▶ [EXERCISE DIRECTIONS] Take the lines from the top down to and including the one with "leg_dy = 0.0745" and repeat them exactly. Omit images.

▶ [DATA PROVIDED]
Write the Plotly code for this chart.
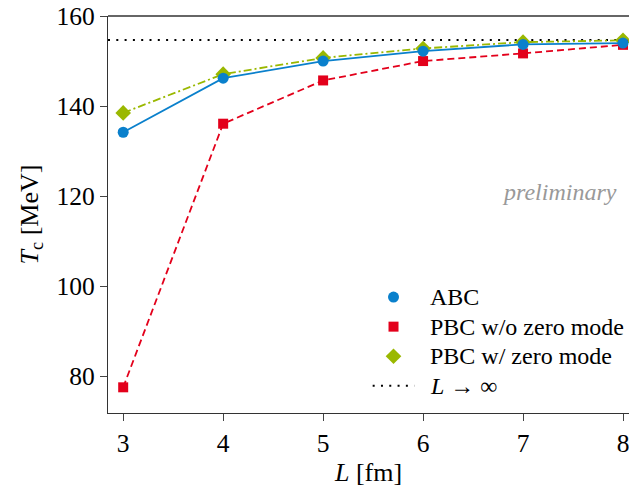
import plotly.graph_objects as go

# Box size L [fm]
L = [3, 4, 5, 6, 7, 8]

# Critical temperature T_c [MeV] for each boundary condition
tc_abc = [134.2, 146.2, 150.0, 152.2, 153.7, 154.0]
tc_pbc_no_zero = [77.6, 136.1, 145.7, 150.0, 151.7, 153.6]
tc_pbc_zero = [138.5, 147.1, 150.7, 152.8, 154.2, 154.6]

# Infinite-volume limit
tc_inf = 154.7

# Legend labels
labels = ["ABC", "PBC w/o zero mode", "PBC w/ zero mode", "<i>L</i> → ∞"]

BLUE = "#0a80cc"
RED = "#e3001b"
GREEN = "#9ab800"
SPINE = "#333333"
FONT = "'Liberation Serif', 'Times New Roman', serif"
FS = 24
FS_TICK = 25.5
FS_TITLE = 26

styles = [
    dict(symbol="circle", size=11, color=BLUE),
    dict(symbol="square", size=10, color=RED),
    dict(symbol="diamond", size=12, color=GREEN),
]

fig = go.Figure()

x_range = [2.848, 8.06]

# Infinite-volume reference line
fig.add_trace(go.Scatter(
    x=x_range, y=[tc_inf, tc_inf], mode="lines",
    line=dict(color="black", width=2, dash="2px,6.3px"),
    showlegend=False, hoverinfo="skip",
))

fig.add_trace(go.Scatter(
    x=L, y=tc_pbc_zero, mode="lines+markers",
    line=dict(color=GREEN, width=1.8, dash="8px,3px,2px,3px"),
    marker=styles[2], showlegend=False,
))
fig.add_trace(go.Scatter(
    x=L, y=tc_pbc_no_zero, mode="lines+markers",
    line=dict(color=RED, width=1.8, dash="7px,4px"),
    marker=styles[1], showlegend=False,
))
fig.add_trace(go.Scatter(
    x=L, y=tc_abc, mode="lines+markers",
    line=dict(color=BLUE, width=1.8),
    marker=styles[0], showlegend=False,
))

# Hand-placed legend on an overlay axis spanning the plot area (0..1 both ways)
leg_x_sym = 0.548     # symbol centre
leg_x_text = 0.615    # text left edge
leg_y0 = 0.292        # first row centre
leg_dy = 0.0745       # row spacing

for i, st in enumerate(styles):
    fig.add_trace(go.Scatter(
        x=[leg_x_sym], y=[leg_y0 - i * leg_dy], mode="markers",
        marker=st, xaxis="x2", yaxis="y2", showlegend=False, hoverinfo="skip",
    ))
y_inf_row = leg_y0 - 3 * leg_dy
fig.add_trace(go.Scatter(
    x=[leg_x_sym - 0.04, leg_x_sym + 0.04], y=[y_inf_row, y_inf_row], mode="lines",
    line=dict(color="black", width=2, dash="2px,6.3px"),
    xaxis="x2", yaxis="y2", showlegend=False, hoverinfo="skip",
))
for i, lab in enumerate(labels):
    fig.add_annotation(
        x=leg_x_text, y=leg_y0 - i * leg_dy, xref="x2", yref="y2",
        xanchor="left", yanchor="middle", text=lab, showarrow=False,
        font=dict(family=FONT, size=FS, color="black"),
    )

fig.add_annotation(
    x=0.981, y=120.9, xref="paper", yref="y", xanchor="right", yanchor="middle",
    text="<i>preliminary</i>", showarrow=False,
    font=dict(family=FONT, size=FS, color="#999999"),
)

# Top spine (no right spine)
fig.add_shape(type="line", xref="paper", yref="paper", x0=0, x1=1, y0=1, y1=1,
              line=dict(color=SPINE, width=1.3), layer="above")

hidden = dict(range=[0, 1], visible=False, showline=False, showgrid=False,
              zeroline=False, showticklabels=False, fixedrange=True)

fig.update_layout(
    width=629, height=489,
    margin=dict(l=108, r=0, t=16, b=76),
    plot_bgcolor="white", paper_bgcolor="white",
    font=dict(family=FONT, size=FS, color="black"),
    showlegend=False,
    xaxis=dict(
        range=x_range, tickvals=L, ticks="outside", ticklen=7, tickwidth=1,
        showline=True, linecolor=SPINE, linewidth=1.3, mirror=False,
        showgrid=False, zeroline=False, ticklabeloverflow="allow",
        title=dict(text="<i>L</i> [fm]", standoff=6, font=dict(family=FONT, size=FS_TITLE)),
        tickfont=dict(family=FONT, size=FS_TICK),
    ),
    yaxis=dict(
        range=[71.9, 160], tickvals=[80, 100, 120, 140, 160], ticks="outside",
        ticklen=7, tickwidth=1,
        showline=True, linecolor=SPINE, linewidth=1.3, mirror=False,
        showgrid=False, zeroline=False,
        title=dict(text="<i>T</i><sub>c</sub> [MeV]", standoff=10, font=dict(family=FONT, size=FS_TITLE)),
        tickfont=dict(family=FONT, size=FS_TICK),
    ),
    xaxis2=dict(overlaying="x", anchor="y2", **hidden),
    yaxis2=dict(overlaying="y", anchor="x2", **hidden),
)

fig.write_html("out.html")
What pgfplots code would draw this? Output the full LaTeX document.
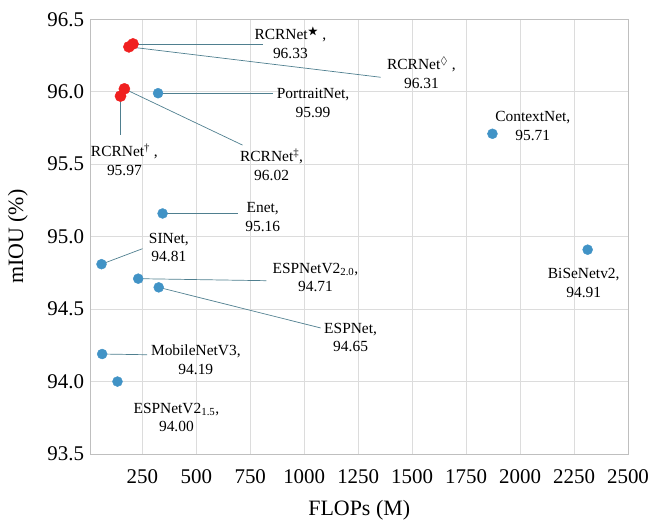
\documentclass[border=0pt]{standalone}
\usepackage{amssymb}
\usepackage{pgfplots}
\pgfplotsset{compat=1.18}
\usepackage{fontspec}
\setmainfont{Liberation Serif}

\definecolor{ptblue}{HTML}{4193C6}
\definecolor{ptred}{HTML}{F02020}
\definecolor{leader}{HTML}{4F7F8F}
\definecolor{gridgray}{HTML}{DCDCDC}
\definecolor{framegray}{HTML}{BFBFBF}

\newcommand{\lbl}{\fontsize{15.5}{19}\selectfont}

\begin{document}
\begin{tikzpicture}
\useasboundingbox (-90.5bp,-68bp) rectangle (571.5bp,454bp);
\begin{axis}[
    at={(0,0)}, anchor=south west,
    scale only axis,
    width=537.5bp, height=434.7bp,
    xmin=10, xmax=2500,
    ymin=93.5, ymax=96.5,
    xtick={250,500,...,2500},
    ytick={93.5,94,...,96.5},
    major tick length=0pt,
    grid=major,
    grid style={gridgray, line width=0.7pt},
    axis line style={framegray, line width=1pt},
    tick label style={font=\fontsize{21}{24}\selectfont},
    /pgf/number format/assume math mode=true,
    xticklabel style={yshift=-12bp, /pgf/number format/1000 sep={}},
    yticklabel style={xshift=-3bp, /pgf/number format/.cd, fixed, fixed zerofill, precision=1},
    xlabel={FLOPs (M)},
    ylabel={mIOU (\%)},
    every axis x label/.style={at={(axis description cs:0.5,-0.129)}, anchor=center,
        font=\fontsize{22}{26}\selectfont},
    every axis y label/.style={at={(axis description cs:-0.135,0.5)}, rotate=90, anchor=center,
        font=\fontsize{22}{26}\selectfont},
    clip=false,
]
% leader lines
\draw[leader, line width=0.7pt] (axis cs:207,96.33) -- (axis cs:811,96.33);
\draw[leader, line width=0.7pt] (axis cs:188,96.31) -- (axis cs:1354,96.10);
\draw[leader, line width=0.7pt] (axis cs:323,95.99) -- (axis cs:854,95.99);
\draw[leader, line width=0.7pt] (axis cs:167,96.02) -- (axis cs:714,95.632);
\draw[leader, line width=0.7pt] (axis cs:149,95.97) -- (axis cs:149,95.70);
\draw[leader, line width=0.7pt] (axis cs:344,95.16) -- (axis cs:695,95.16);
\draw[leader, line width=0.7pt] (axis cs:61,94.81) -- (axis cs:251,94.917);
\draw[leader, line width=0.7pt] (axis cs:231,94.71) -- (axis cs:825,94.696);
\draw[leader, line width=0.7pt] (axis cs:326,94.65) -- (axis cs:1076,94.37);
\draw[leader, line width=0.7pt] (axis cs:64,94.19) -- (axis cs:272,94.185);

% other models
\addplot[only marks, mark=*, mark size=5bp, color=ptblue, mark options={draw=ptblue, fill=ptblue}] coordinates {
    (323,95.99) (1872,95.71) (2313,94.91) (344,95.16) (61,94.81)
    (231,94.71) (326,94.65) (64,94.19) (135,94.00)
};
% RCRNet variants
\addplot[only marks, mark=*, mark size=5.6bp, color=ptred, mark options={draw=ptred, fill=ptred}] coordinates {
    (188,96.31) (207,96.33) (149,95.97) (167,96.02)
};

% labels
\begin{scope}[every node/.style={align=center, font=\lbl, inner sep=0pt}]
\node at (axis cs:936,96.336) {RCRNet$^{\bigstar}$ ,\\96.33};
\node at (axis cs:1543,96.133) {RCRNet$^{\lozenge}$ ,\\96.31};
\node at (axis cs:1041,95.922) {PortraitNet,\\95.99};
\node at (axis cs:167,95.53) {RCRNet\textsuperscript{†} ,\\95.97};
\node at (axis cs:849,95.494) {RCRNet\textsuperscript{‡},\\96.02};
\node at (axis cs:2059,95.764) {ContextNet,\\95.71};
\node at (axis cs:2295,94.68) {BiSeNetv2,\\94.91};
\node at (axis cs:808,95.138) {Enet,\\95.16};
\node at (axis cs:373,94.925) {SINet,\\94.81};
\node at (axis cs:1052,94.718) {ESPNetV2\textsubscript{2.0},\\94.71};
\node at (axis cs:1215,94.304) {ESPNet,\\94.65};
\node at (axis cs:498,94.149) {MobileNetV3,\\94.19};
\node at (axis cs:408,93.752) {ESPNetV2\textsubscript{1.5},\\94.00};
\end{scope}
\end{axis}
\end{tikzpicture}
\end{document}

▶ [SOLUTION TO THE PROBLEM]
Write the Plotly code for this chart.
import plotly.graph_objects as go

# Box size L [fm]
L = [3, 4, 5, 6, 7, 8]

# Critical temperature T_c [MeV] for each boundary condition
tc_abc = [134.2, 146.2, 150.0, 152.2, 153.7, 154.0]
tc_pbc_no_zero = [77.6, 136.1, 145.7, 150.0, 151.7, 153.6]
tc_pbc_zero = [138.5, 147.1, 150.7, 152.8, 154.2, 154.6]

# Infinite-volume limit
tc_inf = 154.7

# Legend labels
labels = ["ABC", "PBC w/o zero mode", "PBC w/ zero mode", "<i>L</i> → ∞"]

BLUE = "#0a80cc"
RED = "#e3001b"
GREEN = "#9ab800"
SPINE = "#333333"
FONT = "'Liberation Serif', 'Times New Roman', serif"
FS = 24
FS_TICK = 25.5
FS_TITLE = 26

styles = [
    dict(symbol="circle", size=11, color=BLUE),
    dict(symbol="square", size=10, color=RED),
    dict(symbol="diamond", size=12, color=GREEN),
]

fig = go.Figure()

x_range = [2.848, 8.06]

# Infinite-volume reference line
fig.add_trace(go.Scatter(
    x=x_range, y=[tc_inf, tc_inf], mode="lines",
    line=dict(color="black", width=2, dash="2px,6.3px"),
    showlegend=False, hoverinfo="skip",
))

fig.add_trace(go.Scatter(
    x=L, y=tc_pbc_zero, mode="lines+markers",
    line=dict(color=GREEN, width=1.8, dash="8px,3px,2px,3px"),
    marker=styles[2], showlegend=False,
))
fig.add_trace(go.Scatter(
    x=L, y=tc_pbc_no_zero, mode="lines+markers",
    line=dict(color=RED, width=1.8, dash="7px,4px"),
    marker=styles[1], showlegend=False,
))
fig.add_trace(go.Scatter(
    x=L, y=tc_abc, mode="lines+markers",
    line=dict(color=BLUE, width=1.8),
    marker=styles[0], showlegend=False,
))

# Hand-placed legend on an overlay axis spanning the plot area (0..1 both ways)
leg_x_sym = 0.548     # symbol centre
leg_x_text = 0.615    # text left edge
leg_y0 = 0.292        # first row centre
leg_dy = 0.0745       # row spacing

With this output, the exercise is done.